You've hung on to these since your kids were teenagers and you keep them in case you and some future visitors should be snowed in one extreme winter? It doesn't matter how you justify keeping these things, because your reasons have served you well until today. I ask you to consider them from a fresh perspective. If it might be useful, but you haven't used it in a year, let it go. Bag it, box it and take it to the goodwill shop.
There is a tendency to learn from our parents and grandparents that everything has a potential future value. We learned their value system and in most cases the good things we were taught can help us in life and we can pass on the good skills to our children and friends we care about. But there were things which were relevant forty years ago that just have no value now in a different, faster, more complicated, less self-reliant approach to life where we are these days.
Do you need to know how to build furniture in your garage, or keep all the tools to do so?
Should you be skilled in curtain making, dress making, book binding, or picture framing?
Is bike repair a skill you consider hugely valuable?
Should you hold onto all the furniture items in your home?
If two of your live in your apartment or house, should you have enough seating for another dozen people?

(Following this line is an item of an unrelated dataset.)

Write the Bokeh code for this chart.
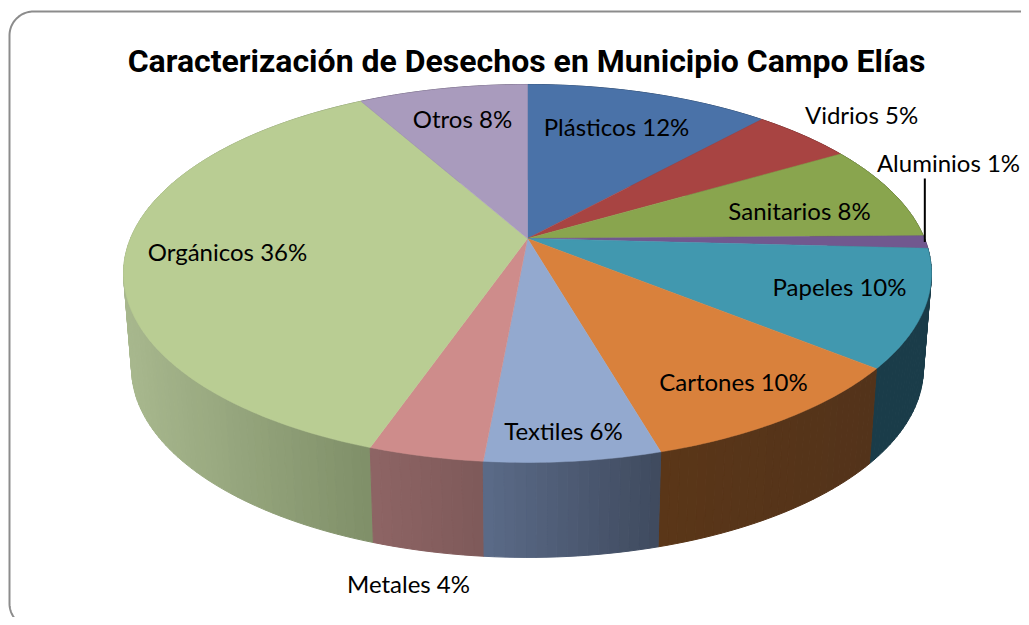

import numpy as np
from bokeh.plotting import figure
from bokeh.embed import file_html
from bokeh.resources import INLINE
from bokeh.core.properties import value

title = "Caracterización de Desechos en Municipio Campo Elías"
categories = ["Plásticos", "Vidrios", "Sanitarios", "Aluminios", "Papeles", "Cartones", "Textiles", "Metales", "Orgánicos", "Otros"]
shares = [11.7, 4.85, 8.2, 1.1, 10.0, 9.7, 5.9, 3.85, 36.6, 8.1]
percent_labels = [12, 5, 8, 1, 10, 10, 6, 4, 36, 8]
top_colors = ["#4A72A8", "#A84442", "#89A54E", "#71588F", "#4198AF", "#D9813C", "#93A9CF", "#CE8C8B", "#B9CD93", "#A99BBD"]
side_left = ["#2C4463", "#652928", "#526330", "#443555", "#1A3C49", "#5A3618", "#5B6B88", "#8E6464", "#A8B88E", "#665C72"]
side_right = ["#2C4463", "#652928", "#526330", "#443555", "#1A3C49", "#53331A", "#3F4A5E", "#7E5959", "#7F8F68", "#665C72"]
label_pos = [(616, 126), (861, 114), (799, 210), (948, 162), (839, 286), (733, 381), (563, 430), (408, 583), (227, 251), (462, 118)]

CX, CY, A, B, K, DEPTH, SHRINK = 527.0, 238.0, 182.5, 397.0, 0.185, 95.0, 0.98

def rim(theta):
    u, v = np.sin(theta), np.cos(theta)
    w = 1 + K * v
    return CX + B * u / w, CY - A * v / w

def blend(c1, c2, t):
    a = [int(c1[i:i+2], 16) for i in (1, 3, 5)]
    b = [int(c2[i:i+2], 16) for i in (1, 3, 5)]
    return "#%02x%02x%02x" % tuple(round(a[i] + (b[i] - a[i]) * t) for i in range(3))

p = figure(width=1021, height=617, x_range=(0, 1021), y_range=(617, 0),
           output_backend="svg", toolbar_location=None, min_border=0,
           outline_line_color=None, background_fill_color="white", border_fill_color="white")
p.axis.visible = False
p.grid.visible = False

# frame
R = 24.0
t = np.linspace(0, np.pi / 2, 24)
fx = np.r_[1060, 9 + R - R * np.sin(t), 9 + R - R * np.cos(t), 1060]
fy = np.r_[11, 11 + R - R * np.cos(t), 627 - R + R * np.sin(t), 627]
p.line(fx, fy, line_color="#8C8C8C", line_width=2)

edges = np.cumsum([0] + shares) / sum(shares) * 2 * np.pi

# sides: shade runs left to right across the visible (front) part of each slice
xs, ys, cols = [], [], []
for i in range(len(shares)):
    n = max(3, int(shares[i] * 3))
    th = np.linspace(edges[i], edges[i + 1], n + 1)
    rx, ry = rim(th)
    front = np.cos(th) < 0.15
    lo, hi = (rx[front].min(), rx[front].max()) if front.any() else (rx.min(), rx.max())
    for j in range(n):
        x0, y0, x1, y1 = rx[j], ry[j], rx[j + 1], ry[j + 1]
        bx0 = CX + (x0 - CX) * SHRINK; bx1 = CX + (x1 - CX) * SHRINK
        xs.append([x0, x1, bx1, bx0]); ys.append([y0, y1, y1 + DEPTH, y0 + DEPTH])
        f = np.clip(((x0 + x1) / 2 - lo) / max(hi - lo, 1), 0, 1)
        cols.append(blend(side_left[i], side_right[i], f))
order = sorted(range(len(xs)), key=lambda q: max(ys[q]))
p.patches([xs[q] for q in order], [ys[q] for q in order], fill_color=[cols[q] for q in order],
          line_color=[cols[q] for q in order], line_width=1)

# top faces
tx, ty = [], []
for i in range(len(shares)):
    th = np.linspace(edges[i], edges[i + 1], max(4, int(shares[i] * 4)))
    x, y = rim(th)
    tx.append(np.r_[CX, x].tolist()); ty.append(np.r_[CY, y].tolist())
p.patches(tx, ty, fill_color=top_colors, line_color=top_colors, line_width=0.5)

# leader for the smallest slice
ali = categories.index("Aluminios")
lx, ly = rim((edges[ali] + edges[ali + 1]) / 2)
p.line([lx - 1, lx - 1], [178, ly], line_color="black", line_width=2)

labels = [f"{c} {s}%" for c, s in zip(categories, percent_labels)]
p.text([q[0] for q in label_pos], [q[1] for q in label_pos], text=labels, text_font=value("Lato"),
       text_font_size="24px", text_color="black", text_align="center", text_baseline="middle")
p.text([526], [60], text=[title], text_font=value("Roboto"), text_font_style="bold",
       text_font_size="32px", text_color="black", text_align="center", text_baseline="middle")

open("out.html", "w").write(file_html(p, INLINE))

My Mum recently moved from her home where she and Dad raised us all, into a nursing home where she can be better looked after than if she were living alone and subject to the dangers and worry of infirmity and falling. My brother and I calculated last week that in the downstairs rooms of the old family home we have three sofas, three large armchairs, eight folding garden chairs and a glass dining table, eight stacking chairs and a dining table for the sun lounge, one dining table and four chairs for the middle dining room, and two writing desks and chairs. That's enough seating for thirty four people in a house that Mum has lived in on her own for more than ten years!
The house doesn't feel cluttered, but this volume of furniture represents extreme clutter. It also serves as a reminder that where nine of us once lived together, it was in a house that hosted parties, events, prayer groups, history club meetings, parish meetings and where there was always a chair to pull up and chat with my parents. Nostalgia and clutter do tend to exist arm in arm. My brother and I will work through the furniture and see who wants want - and will turn up to collect it - and then decide where we donate the rest to ensure it continues to serve where it is needed.